In that silence that always seems unnatural in such a big place, Scott called out for Trevor to rip his way down to where the rest of us stood, while he took photos. The wind picked up and blew streamers of backlit crystals across the seamless blanket of white that separated us from Trevor. Then, against a background of flawless blue, on Scott’s word, Trevor dove in.

On Trevor’s first turn, the snow billowed, caught in the wind, and blew up and over his shoulders. He gasped during his unweighting—that trademark Trevor fish-mouth—and dove back into the white, disappearing entirely this time. The sun, behind his right shoulder, reflected and refracted and lighted the scene like the most intensely perfect ski film—it had the production values of a big-screen Miller feature with the intensity and power of a Stump movie.

On and on Trevor skied, rapidly eating up the landscape between us. At each down-weighting he would be swallowed by snow, at each up-weighting he would appear like a dolphin leaving the water. I saw a hundred possible covers, a thousand slices of perfection.

Then, as he came close to us, I felt something rising within me—laughter—and I heard it, too: from Scott and then from Trevor as he pulled to a stop next to us. It rang in my ears: pure, deep, and unadulterated, a laughing of the soul that sprang from the joy that transcends life. It was unstoppable and uncontainable and far beyond words.

It was a most amazing moment, to share with friends those mountains and that snow and the sun and being in Europe, and to have something with them magical and spiritual and shared and spontaneous. In my whole life, I’ve never felt anything quite that intensely perfect: to be completely at home in the mountains, at peace with the world, enraptured by life, and carried away by joy.

That it was skiing that took me there shouldn’t be a surprise. This sport, this thing we do gives you a buzz so intense and unique you’ll be compelled to spend the rest of your life trying to find it again.
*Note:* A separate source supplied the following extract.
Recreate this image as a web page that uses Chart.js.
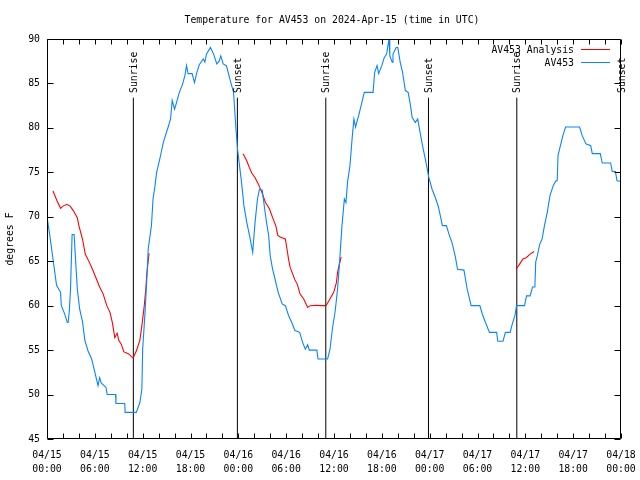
<!DOCTYPE html>
<html>
<head>
<meta charset="utf-8">
<script src="https://cdn.jsdelivr.net/npm/chart.js@4.4.1/dist/chart.umd.min.js"></script>
<style>
  html, body { margin:0; padding:0; background:#fff; }
  #wrap { width:640px; height:480px; }
</style>
</head>
<body>
<div id="wrap"><canvas id="chart" width="640" height="480"></canvas></div>
<script>
// hours since 2024-04-15 00:00 UTC
const blueHours = [0,0.35,0.75,1.2,1.7,1.8,2.2,2.55,2.65,2.8,2.95,3.15,3.4,3.6,3.8,4.1,4.45,4.75,5.15,5.6,5.9,6.4,6.6,6.8,7.4,7.55,8.6,8.65,9.75,9.8,11.2,11.65,11.9,12.0,12.3,12.5,12.7,13.1,13.3,13.55,13.75,14.15,14.6,15.2,15.5,15.7,16.0,16.2,16.6,17.0,17.3,17.5,17.7,18.2,18.5,18.8,19.1,19.6,19.8,20.0,20.5,20.9,21.3,21.6,21.8,22.1,22.5,23.0,23.4,23.7,23.9,24.1,24.4,24.7,25.05,25.4,25.8,26.1,26.4,26.65,27.0,27.3,27.5,27.8,28.0,28.3,28.6,29.0,29.5,29.9,30.3,30.7,31.1,31.7,32.05,32.4,32.7,32.9,33.85,34.0,35.2,35.5,35.8,36.15,36.45,36.7,37.0,37.3,37.5,37.7,38.0,38.3,38.5,38.7,39.1,39.4,39.8,40.9,41.1,41.4,41.6,42.0,42.3,42.6,42.9,43.0,43.3,43.4,43.8,44.0,44.3,44.6,44.95,45.3,45.6,45.8,46.2,46.5,46.8,47.1,47.5,47.9,48.3,48.7,49.1,49.6,50.1,50.4,50.8,51.2,51.5,52.3,52.7,53.2,54.3,54.6,55.0,55.5,56.4,56.55,57.2,57.5,58.1,58.35,58.7,58.9,59.9,60.15,60.6,60.9,61.2,61.3,61.5,61.8,62.1,62.4,62.75,63.1,63.5,63.8,64.0,64.1,64.4,64.7,65.05,66.8,67.15,67.6,68.2,68.4,69.4,69.65,70.7,70.9,71.3,71.5,71.9];
const blueTemps = [70,67.9,65.25,62.3,61.5,60,59.1,58.1,58.1,59.4,61.9,68,68,64.9,61.9,59.6,58.2,56.1,54.9,54,52.9,51,51.9,51.3,50.8,50,50,49,49,48,48,49.1,50.6,55.1,59.3,62.6,66.4,69,72,73.5,75,76.5,78.4,80.1,81,83.1,82.1,82.7,84,84.9,85.9,87,86.1,86.1,85.1,86.25,87.1,87.75,87.4,88.3,89.05,88.3,87.2,87.5,88.1,87.2,87,85.3,84,79.9,77.6,76.1,73.9,71.25,69.4,67.9,66,69.4,72,73.1,73,70.9,69.6,67.9,65.6,64.1,63,61.5,60.2,60,58.9,58.1,57.2,57,55.9,55.1,55.6,55,55,54,54,55.1,57.4,59.4,61.9,64.9,69,72,71.6,73.9,75.75,79.1,81,80.1,81.4,82.5,84,84,86.25,87,86.1,87,87.9,88.3,90,88.1,87.4,88.3,89.05,89.05,87.4,86.25,84.2,84,82.5,81.2,80.6,81,79.5,78,76.3,74.4,73.1,72.2,71.1,69,69,68.1,67.1,65.6,64.1,64,61.9,60,60,59.06,58.1,57,57,56,56,57,57,57.9,58.9,60,60,61.1,61.1,62.1,62.1,64.9,65.6,66.9,67.5,69,70.5,72.4,73.5,74,74.1,76.9,78,79.1,80.1,80.1,79.1,78.2,78,77.1,77.1,76.05,76.05,75.1,75.1,74.05,74];

const redHours = [0.75,1.25,1.7,2.0,2.5,2.9,3.3,3.8,4.0,4.45,4.8,5.3,5.7,6.2,6.6,7.05,7.5,7.9,8.2,8.5,8.8,9.0,9.3,9.65,10.2,10.8,11.2,11.65,11.95,12.2,12.4,12.5,12.8,18,24.6,25.05,25.4,25.7,26.1,26.5,26.95,27.4,27.9,28.3,28.7,28.95,29.3,29.9,30.1,30.3,30.5,30.8,31.1,31.4,31.75,32.2,32.7,33.0,33.8,34.3,35.0,35.4,35.7,36.0,36.3,36.45,36.6,36.9,48,58.85,59.3,59.7,60.1,60.6,61.1];
const redTemps = [72.9,71.8,70.95,71.2,71.4,71.2,70.7,69.9,69,67.5,65.8,64.9,64.1,63,62.1,61.3,60,59.25,58.1,56.4,56.9,56.1,55.7,54.8,54.6,54.1,54.9,56.1,58.1,60,61.9,63.4,65.9,null,77.1,76.3,75.5,74.9,74.4,73.7,72.75,71.6,70.9,69.9,69,67.9,67.7,67.5,66.4,65.2,64.3,63.6,62.9,62.4,61.3,60.75,59.8,60,60.05,60,60,60.6,61.1,61.6,62.6,63.75,64.4,65.5,null,64.1,64.7,65.25,65.4,65.8,66.1];

const eventHours = [10.83, 23.88, 34.97, 47.85, 58.93, 72.0];
const eventNames = ['Sunrise', 'Sunset', 'Sunrise', 'Sunset', 'Sunrise', 'Sunset'];
const eventTop = 83.4;

const yTicks = [45, 50, 55, 60, 65, 70, 75, 80, 85, 90];
const xLabelDates = ['04/15','04/15','04/15','04/15','04/16','04/16','04/16','04/16','04/17','04/17','04/17','04/17','04/18'];
const xLabelTimes = ['00:00','06:00','12:00','18:00','00:00','06:00','12:00','18:00','00:00','06:00','12:00','18:00','00:00'];

const FONT = '"DejaVu Sans Mono", "Liberation Mono", monospace';
const RED = '#ff0000';
const BLUE = '#0a84ff';

const eventData = [];
eventHours.forEach(h => {
  eventData.push({x:h, y:45}, {x:h, y:eventTop}, {x:h, y:null});
});

const decorPlugin = {
  id: 'decor',
  afterDatasetsDraw(chart){
    const ctx = chart.ctx;
    const a = chart.chartArea;
    const xs = chart.scales.x, ys = chart.scales.y;
    const L = Math.round(a.left)+0.5, R = Math.round(a.right)-0.5;
    const T = Math.round(a.top)+0.5, B = Math.round(a.bottom)-0.5;
    ctx.save();
    ctx.strokeStyle = '#000';
    ctx.lineWidth = 1;
    ctx.beginPath();
    ctx.rect(L, T, R-L, B-T);
    // inward ticks, x every 2 hours
    for(let h=0; h<=72; h+=2){
      const px = Math.round(xs.getPixelForValue(h))+0.5;
      ctx.moveTo(px, B); ctx.lineTo(px, B-5);
      ctx.moveTo(px, T); ctx.lineTo(px, T+5);
    }
    yTicks.forEach(v => {
      const py = Math.round(ys.getPixelForValue(v))+0.5;
      ctx.moveTo(L, py); ctx.lineTo(L+6, py);
      ctx.moveTo(R, py); ctx.lineTo(R-6, py);
    });
    ctx.stroke();

    ctx.fillStyle = '#000';
    ctx.font = '9.8px ' + FONT;
    // sunrise / sunset labels
    eventHours.forEach((h,i) => {
      const px = xs.getPixelForValue(h);
      ctx.save();
      ctx.translate(px+1, 93);
      ctx.rotate(-Math.PI/2);
      ctx.textAlign = 'left';
      ctx.textBaseline = 'middle';
      ctx.fillText(eventNames[i], 0, 0);
      ctx.restore();
    });

    // title
    ctx.textAlign = 'center';
    ctx.textBaseline = 'middle';
    ctx.fillText('Temperature for AV453 on 2024-Apr-15 (time in UTC)', 332, 20);

    // legend
    ctx.textAlign = 'right';
    ctx.fillText('AV453 Analysis', 574, 50);
    ctx.fillText('AV453', 574, 63);
    ctx.strokeStyle = RED;
    ctx.beginPath(); ctx.moveTo(581, 49.5); ctx.lineTo(610, 49.5); ctx.stroke();
    ctx.strokeStyle = BLUE;
    ctx.beginPath(); ctx.moveTo(581, 62.5); ctx.lineTo(610, 62.5); ctx.stroke();
    ctx.restore();
  }
};

new Chart(document.getElementById('chart'), {
  type: 'line',
  data: {
    datasets: [
      { label: 'AV453 Analysis', data: redHours.map((h,i)=>({x:h, y:redTemps[i]})),
        borderColor: RED, borderWidth: 1.1, pointRadius: 0, spanGaps: false, tension: 0, order: 1 },
      { label: 'AV453', data: blueHours.map((h,i)=>({x:h, y:blueTemps[i]})),
        borderColor: BLUE, borderWidth: 1.1, pointRadius: 0, tension: 0, order: 0 },
      { label: 'events', data: eventData,
        borderColor: '#000', borderWidth: 1, pointRadius: 0, spanGaps: false, order: 2 }
    ]
  },
  options: {
    responsive: false,
    devicePixelRatio: 1,
    animation: false,
    layout: { autoPadding: false, padding: { left: 0, right: 19, top: 39, bottom: 0 } },
    plugins: { legend: { display: false }, title: { display: false }, tooltip: { enabled: false } },
    scales: {
      x: {
        type: 'linear', min: 0, max: 72,
        grid: { display: false, drawTicks: false },
        border: { display: false },
        afterFit: s => { s.height = 41; s.paddingLeft = 0; s.paddingRight = 0; },
        ticks: {
          stepSize: 2, autoSkip: false, maxRotation: 0, minRotation: 0, padding: 9,
          color: '#000', font: { family: FONT, size: 9.8, lineHeight: 1.45 },
          callback: v => (v % 6 === 0) ? [xLabelDates[v/6], xLabelTimes[v/6]] : ''
        }
      },
      y: {
        min: 45, max: 90,
        grid: { display: false, drawTicks: false },
        border: { display: false },
        afterFit: s => { s.width = 47; s.paddingTop = 0; s.paddingBottom = 0; },
        title: { display: true, text: 'degrees F', color: '#000', font: { family: FONT, size: 9.8 }, padding: { top: 5, bottom: 0 } },
        ticks: {
          stepSize: 5, padding: 7, color: '#000',
          font: { family: FONT, size: 9.8 }
        }
      }
    }
  },
  plugins: [decorPlugin]
});
</script>
</body>
</html>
Our job at Powder is to share that buzz with you, and with this issue the magazine begins its 25th year of trying. It’s special to us, this 25th anniversary, but instead of jumping into some self-congratulatory speech I actually would prefer to tell that we are most of all filled with gratitude, not pride. The fact that this magazine still exists 25 years after its inception says more about you than it does about us, and more about skiing than anything else. So, thanks to all of you for supporting us, and thanks to whoever or whatever brought me to that amazing convergence of happiness there in Italy.